London: BP has scaled back its industry-leading commitment to cut oil and gas production after soaring fossil fuel prices helped the British energy major to the highest annual earnings in its 114-year history.
The company on Tuesday reported underlying profits for last year of $27.7 billion, eclipsing the $26.3 billion it made in 2008 and more than double the $12.8 billion it reported after a strong 2021.
BP is in the midst of one of the most ambitious strategic overhauls in the sector after committing to cut oil and gas production by 40 percent by 2030 as part of a plan launched three years ago by chief executive Bernard Looney to reduce the group’s emissions and pivot to lower-carbon forms of energy.
But in what will be seen as a major U-turn, the group scaled back its plans, indicating that oil and gas output in 2030 was now expected to be only 25 percent lower.

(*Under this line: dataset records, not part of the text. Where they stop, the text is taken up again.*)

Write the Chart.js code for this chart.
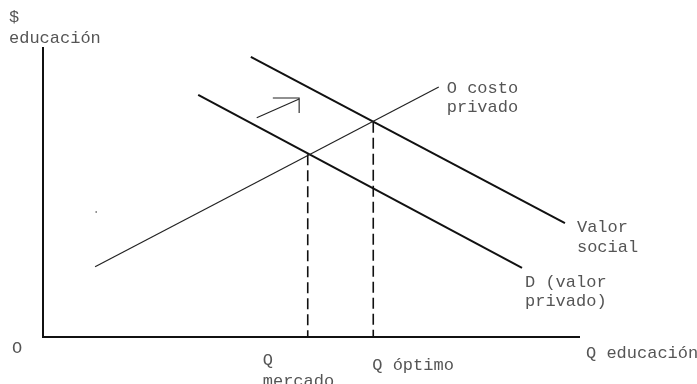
<!DOCTYPE html>
<html>
<head>
<meta charset="utf-8">
<script src="https://cdn.jsdelivr.net/npm/chart.js@4.4.1/dist/chart.umd.min.js"></script>
<style>
  html, body { margin: 0; padding: 0; background: #ffffff; }
  #wrap { width: 697px; height: 384px; position: relative; }
</style>
</head>
<body>
<div id="wrap"><canvas id="c" width="697" height="384"></canvas></div>
<script>
// ---- Data (Q educación on x, $ educación on y; axis range 0..10) ----
const axisPoints       = [{x: 0, y: 10}, {x: 0, y: 0}, {x: 10, y: 0}];
const costoPrivado     = [{x: 0.97, y: 2.42}, {x: 7.37, y: 8.62}];   // O costo privado (oferta)
const valorPrivado     = [{x: 2.89, y: 8.35}, {x: 8.92, y: 2.38}];   // D (valor privado)
const valorSocial      = [{x: 3.87, y: 9.66}, {x: 9.72, y: 3.93}];   // Valor social
const qMercado         = [{x: 4.93, y: 6.30}, {x: 4.93, y: 0}];
const qOptimo          = [{x: 6.15, y: 7.42}, {x: 6.15, y: 0}];
const shiftArrow       = [{x: 3.98, y: 7.56}, {x: 4.77, y: 8.21}];
const shiftArrowHead   = [{x: 4.28, y: 8.24}, {x: 4.77, y: 8.24}, {x: 4.77, y: 7.72}];
const strayDot         = [{x: 0.99, y: 4.31}];

// Text labels anchored in data units
const labelTexts = {
  yUnit: "$", yName: "educación", origin: "O",
  xName: "Q educación",
  qm1: "Q", qm2: "mercado", qo: "Q óptimo",
  s1: "O costo", s2: "privado",
  vs1: "Valor", vs2: "social",
  d1: "D (valor", d2: "privado)"
};

const ink = '#111111';
const textInk = '#555555';

const labelPlugin = {
  id: 'labels',
  afterDatasetsDraw(chart) {
    const {ctx, scales: {x, y}} = chart;
    const L = labelTexts;
    // [text, data x, data y, dx px, dy px]  (left aligned, alphabetic baseline)
    const items = [
      [L.yUnit, 0, 10, -34, -25],
      [L.yName, 0, 10, -34, -4],
      [L.origin, 0, 0, -31, 16],
      [L.xName, 10, 0, 6, 21],
      [L.qm1, 4.93, 0, -45, 28],
      [L.qm2, 4.93, 0, -45, 49],
      [L.qo, 6.15, 0, -1, 33],
      [L.s1, 7.37, 8.62, 8, 6],
      [L.s2, 7.37, 8.62, 8, 25],
      [L.vs1, 9.72, 3.93, 12, 9],
      [L.vs2, 9.72, 3.93, 12, 29],
      [L.d1, 8.92, 2.38, 3, 19],
      [L.d2, 8.92, 2.38, 3, 38]
    ];
    ctx.save();
    ctx.font = '17px "Liberation Mono", monospace';
    ctx.fillStyle = textInk;
    ctx.textAlign = 'left';
    ctx.textBaseline = 'alphabetic';
    for (const [t, vx, vy, dx, dy] of items) {
      ctx.fillText(t, x.getPixelForValue(vx) + dx, y.getPixelForValue(vy) + dy);
    }
    ctx.restore();
  }
};

const lineDs = (data, width, extra = {}) => Object.assign({
  data, showLine: true, borderColor: ink, borderWidth: width,
  pointRadius: 0, fill: false, tension: 0
}, extra);

new Chart(document.getElementById('c'), {
  type: 'scatter',
  data: {
    datasets: [
      lineDs(axisPoints, 2),
      lineDs(costoPrivado, 1.2, {borderColor: '#222'}),
      lineDs(valorPrivado, 2),
      lineDs(valorSocial, 2),
      lineDs(qMercado, 1.6, {borderDash: [11, 5]}),
      lineDs(qOptimo, 1.6, {borderDash: [11, 5]}),
      lineDs(shiftArrow, 1.1, {borderColor: '#222'}),
      lineDs(shiftArrowHead, 1.1, {borderColor: '#222'}),
      {data: strayDot, showLine: false, pointRadius: 0.8, pointBackgroundColor: '#333', pointBorderWidth: 0}
    ]
  },
  options: {
    responsive: false,
    animation: false,
    devicePixelRatio: 1,
    layout: { padding: { left: 43, right: 117, top: 47, bottom: 47 } },
    plugins: { legend: { display: false }, tooltip: { enabled: false } },
    scales: {
      x: { type: 'linear', min: 0, max: 10, display: false },
      y: { type: 'linear', min: 0, max: 10, display: false }
    },
    clip: false
  },
  plugins: [labelPlugin]
});
</script>
</body>
</html>
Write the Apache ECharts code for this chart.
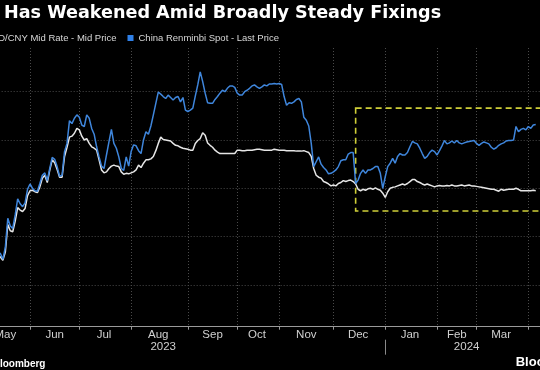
<!DOCTYPE html>
<html>
<head>
<meta charset="utf-8">
<script src="https://cdn.jsdelivr.net/npm/echarts@6/dist/echarts.min.js"></script>
<style>
html,body{margin:0;padding:0;background:#000;overflow:hidden;}
#chart{width:540px;height:370px;}
</style>
</head>
<body>
<div id="chart"></div>
<script>
// ---- Data ----
const months = ['May','Jun','Jul','Aug','Sep','Oct','Nov','Dec','Jan','Feb','Mar','Apr'];
const tradingDays = [20,20,21,23,20,17,22,21,21,16,21,8]; // trading sessions shown per month
const yearLabels = ['2023','2024'];
const seriesNames = ['USD/CNY Mid Rate - Mid Price','China Renminbi Spot - Last Price'];

// USD/CNY daily fixing (white line)
const midRate = [
  // May 2023
  null,null,null,null,null,null,6.962,6.960,6.958,6.951,6.968,7.025,7.012,7.010,7.032,7.060,7.055,7.052,7.058,7.085,
  // Jun
  7.095,7.096,7.093,7.091,7.103,7.121,7.127,7.112,7.137,7.159,7.153,7.139,7.123,7.123,7.166,7.185,7.206,7.208,7.214,7.224,
  // Jul
  7.221,7.208,7.200,7.203,7.193,7.186,7.183,7.179,7.159,7.138,7.132,7.134,7.141,7.146,7.148,7.146,7.145,7.134,7.129,7.131,7.130,
  // Aug
  7.132,7.134,7.138,7.148,7.143,7.152,7.159,7.159,7.161,7.166,7.178,7.193,7.206,7.201,7.200,7.199,7.198,7.193,7.189,7.188,7.185,7.183,7.182,
  // Sep
  7.181,7.179,7.179,7.193,7.199,7.203,7.215,7.210,7.194,7.189,7.185,7.179,7.175,7.172,7.172,7.172,7.172,7.172,7.172,7.172,
  // Oct
  7.179,7.179,7.178,7.178,7.179,7.179,7.179,7.180,7.181,7.181,7.180,7.179,7.179,7.179,7.179,7.181,7.180,
  // Nov
  7.179,7.179,7.179,7.178,7.178,7.178,7.178,7.177,7.177,7.177,7.178,7.176,7.174,7.166,7.141,7.127,7.123,7.121,7.114,7.112,7.109,7.105,
  // Dec
  7.107,7.105,7.110,7.112,7.116,7.114,7.116,7.117,7.114,7.109,7.098,7.095,7.098,7.096,7.099,7.100,7.098,7.101,7.098,7.096,7.090,
  // Jan 2024
  7.081,7.093,7.100,7.102,7.103,7.105,7.107,7.109,7.107,7.110,7.114,7.118,7.118,7.114,7.112,7.109,7.107,7.109,7.107,7.105,7.103,
  // Feb
  7.105,7.106,7.105,7.105,7.106,7.105,7.107,7.105,7.105,7.106,7.107,7.105,7.106,7.107,7.105,7.105,
  // Mar
  7.104,7.103,7.102,7.101,7.100,7.099,7.098,7.098,7.096,7.094,7.098,7.096,7.097,7.098,7.098,7.098,7.100,7.098,7.095,7.095,7.095,
  // Apr
  7.095,7.095,7.096,7.095
];

// Onshore spot (blue line)
const spotPrice = [
  // May 2023
  null,null,null,null,null,null,6.970,6.967,6.965,6.953,6.978,7.038,7.022,7.017,7.045,7.078,7.068,7.062,7.070,7.098,
  // Jun
  7.109,7.100,7.095,7.094,7.110,7.127,7.132,7.116,7.141,7.164,7.160,7.145,7.125,7.127,7.176,7.193,7.240,7.234,7.245,7.252,
  // Jul
  7.247,7.231,7.228,7.252,7.245,7.224,7.212,7.186,7.165,7.146,7.141,7.169,7.196,7.222,7.193,7.183,7.165,7.141,7.137,7.165,7.146,
  // Aug
  7.176,7.190,7.188,7.178,7.172,7.200,7.217,7.212,7.229,7.252,7.276,7.299,7.295,7.290,7.286,7.293,7.288,7.283,7.288,7.290,7.279,7.288,7.262,
  // Sep
  7.259,7.262,7.266,7.291,7.314,7.341,7.321,7.297,7.277,7.276,7.276,7.284,7.290,7.297,7.303,7.300,7.307,7.312,7.312,7.309,
  // Oct
  7.297,7.293,7.293,7.300,7.303,7.307,7.312,7.314,7.310,7.307,7.310,7.314,7.312,7.316,7.316,7.317,7.316,
  // Nov
  7.317,7.315,7.290,7.272,7.277,7.276,7.279,7.284,7.286,7.279,7.247,7.241,7.229,7.193,7.145,7.155,7.165,7.150,7.143,7.138,7.130,7.131,
  // Dec
  7.134,7.138,7.145,7.157,7.159,7.159,7.171,7.174,7.174,7.110,7.117,7.131,7.138,7.131,7.138,7.138,7.141,7.145,7.145,7.131,7.100,
  // Jan 2024
  7.124,7.145,7.152,7.162,7.152,7.166,7.172,7.169,7.169,7.174,7.186,7.197,7.194,7.192,7.183,7.172,7.162,7.166,7.174,7.179,7.176,
  // Feb
  7.169,7.178,7.188,7.199,7.192,7.194,7.198,7.194,7.199,7.194,7.192,7.194,7.196,7.197,7.198,7.199,
  // Mar
  7.193,7.189,7.193,7.196,7.194,7.192,7.185,7.181,7.184,7.189,7.192,7.194,7.198,7.199,7.199,7.200,7.228,7.217,7.222,7.224,7.221,
  // Apr
  7.228,7.224,7.231,7.232
];

// highlighted window (dashed box): first session, price band
const boxStartSession = 152;
const boxBand = [7.266, 7.053];

// ---- Build axis helpers ----
const categories = [];
const monthStart = new Set();
const monthMid = {};
let idx = 0;
months.forEach((m, k) => {
  const n = tradingDays[k];
  monthStart.add(idx);
  if (k < months.length - 1) monthMid[idx + Math.floor(n / 2)] = m;
  for (let d = 0; d < n; d++) categories.push(m + '-' + (k < 8 ? '23' : '24') + '-' + (d + 1));
  idx += n;
});
const janStart = tradingDays.slice(0, 8).reduce((a, b) => a + b, 0);
const yearLabelAt = {74: yearLabels[0], 197: yearLabels[1]};

const FONT = '"Liberation Sans", Arial, sans-serif';
const GRID_COLOR = '#4a4a4a';
const LEGEND_FS = 9.5;

// legend placement so that the second entry begins where the reference shows it
const cv = document.createElement('canvas').getContext('2d');
cv.font = LEGEND_FS + 'px "Liberation Sans"';
const w1 = cv.measureText(seriesNames[0]).width;
const legendLeft = 127.5 - 11 - w1 - 11;

const chart = echarts.init(document.getElementById('chart'), null, {renderer: 'canvas'});
chart.setOption({
  animation: false,
  backgroundColor: '#000',
  title: {
    text: 'Has Weakened Amid Broadly Steady Fixings',
    left: 4, top: 4, padding: 0,
    textStyle: {color: '#fff', fontFamily: '"DejaVu Sans", sans-serif', fontWeight: 'bold', fontSize: 17.6}
  },
  legend: {
    left: legendLeft, top: 33, padding: 0,
    icon: 'rect', itemWidth: 6, itemHeight: 6, itemGap: 11,
    textStyle: {color: '#d8d8d8', fontFamily: FONT, fontSize: LEGEND_FS},
    data: seriesNames
  },
  grid: {left: -19.34, right: -5.6, top: 48, bottom: 43.3, containLabel: false, outerBoundsMode: 'none'},
  xAxis: [{
    type: 'category', data: categories, boundaryGap: false,
    axisLine: {show: true, lineStyle: {color: '#9a9a9a', width: 1}},
    axisTick: {show: true, length: 3, interval: (i) => monthStart.has(i), lineStyle: {color: '#9a9a9a'}},
    axisLabel: {show: true, interval: (i) => monthMid[i] !== undefined, formatter: (v, i) => monthMid[i] || '',
      color: '#d0d0d0', fontFamily: FONT, fontSize: 11.5, margin: 2},
    splitLine: {show: true, interval: (i) => monthStart.has(i), lineStyle: {color: GRID_COLOR, type: [1, 2], width: 1}}
  }, {
    type: 'category', data: categories, boundaryGap: false, position: 'bottom', offset: 13,
    axisLine: {show: false},
    axisTick: {show: true, length: 15, interval: (i) => i === janStart, lineStyle: {color: '#8a8a8a'}},
    axisLabel: {show: true, interval: (i) => yearLabelAt[i] !== undefined, formatter: (v, i) => yearLabelAt[i] || '',
      color: '#d0d0d0', fontFamily: FONT, fontSize: 11.5, margin: 1},
    splitLine: {show: false}
  }],
  yAxis: {
    type: 'value', position: 'right', min: 6.8135, max: 7.3905, splitNumber: 5, scale: true,
    axisLine: {show: false}, axisTick: {show: false}, axisLabel: {show: false},
    splitLine: {show: true, showMinLine: false, showMaxLine: false, lineStyle: {color: GRID_COLOR, type: [1, 2], width: 1}}
  },
  series: [{
    name: seriesNames[0], type: 'line', data: midRate, symbol: 'none', xAxisIndex: 0,
    lineStyle: {color: '#e6e6e6', width: 1.5}, itemStyle: {color: '#e6e6e6'},
    markArea: {
      silent: true,
      itemStyle: {color: 'rgba(0,0,0,0)', borderColor: '#cfcf38', borderWidth: 1.6, borderType: [6, 4]},
      data: [[{xAxis: categories[boxStartSession], yAxis: boxBand[0]}, {xAxis: categories[categories.length - 1], yAxis: boxBand[1]}]]
    }
  }, {
    name: seriesNames[1], type: 'line', data: spotPrice, symbol: 'none', xAxisIndex: 0,
    lineStyle: {color: '#3f86dc', width: 1.5}, itemStyle: {color: '#2f80e8'}
  }],
  graphic: [
    {type: 'text', left: -7.3, top: 359, style: {text: 'Bloomberg', fill: '#fff', font: 'bold 10px "Liberation Sans"'}},
    {type: 'text', left: 515.7, top: 356, style: {text: 'Bloomberg', fill: '#fff', font: 'bold 13px "Liberation Sans"'}}
  ]
});
</script>
</body>
</html>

The shift follows a tumultuous year in energy markets driven by Russia’s war in Ukraine that supercharged the industry’s profits and drove up costs for households, sending policymakers, particularly in Europe, scrambling to secure new supplies of energy.
“Governments and societies around the world are asking companies like ours to invest in today’s energy system,” Looney told the Financial Times.
Although BP’s shares outperformed those of its European rivals last year, total shareholder returns since Looney took the helm in February 2020 have been the lowest among western energy majors, none of which has set a hard target to cut oil and gas production like BP.
Looney argued that the altered oil and gas production guidance, which also means its carbon emissions will fall slower than planned, was not a shift in approach. “The strategy that we have is to invest in today’s energy system and to invest in accelerating the energy transition,” he said. “We’re leaning into it.”
The company’s underlying profits for the final three months of the year were $4.8 billion, up from $3.3 billion a year earlier but just under analysts’ average estimate of $5 billion. BP’s shares were up more than 5 percent in morning trading in London on Tuesday.
The group’s results continue a historic series of earnings for the world’s biggest oil and gas companies, which have all profited from the high fossil fuel prices in the past 12 months caused by Russia’s invasion of Ukraine.
ExxonMobil last week reported a $55.7 billion profit for 2022, the highest annual earnings for a western oil company, while Shell posted record profits of $39.9 billion and Chevron made $36.5 billion.
On the back of the record earnings, BP said it would increase its spending plans to expand the business over the next eight years.
Capital expenditure in 2022 was $16.3 billion. This year BP plans to spend $16 billion-$18 billion, an increase on its previous target of $14 billion-$16 billion per year until 2025. Shell, in contrast, last week left its capital spending guidance unchanged for 2023.
Looney said BP would spend $8 billion more on its “transition” businesses — biofuels, convenience, charging, renewables and hydrogen — between now and 2030 than previously planned and $8 billion more on oil and gas investments.
The boost in hydrocarbons spending means BP’s carbon emissions will also fall slower. The group is now targeting a 20-30 percent drop in emissions from its oil and gas business by 2030 compared with 2019 levels, down from a previous aim of a 35-40 percent decline.
Looney insisted that BP’s targets to achieve net zero emissions across operations, production and sales by 2050 remained industry-leading but said producing about 2mn barrels a day of oil equivalent in 2030 was the “right” amount for the company.
The increase in transition spending to $7 billion-$9 billion a year by 2030 — equivalent to more than half the group’s forecast expenditure — should help those five businesses generate earnings before interest, tax, depreciation and amortisation of $10 billion-$12 billion in 2030, or about 20 percent of group earnings, it said. BP has previously struggled to convince some investors of the returns it can make in areas such as renewables. BP said it would increase its dividend for the fourth quarter by 10 percent and buy back a further $2.75 billion in shares, following $11.25 billion in buybacks announced last year.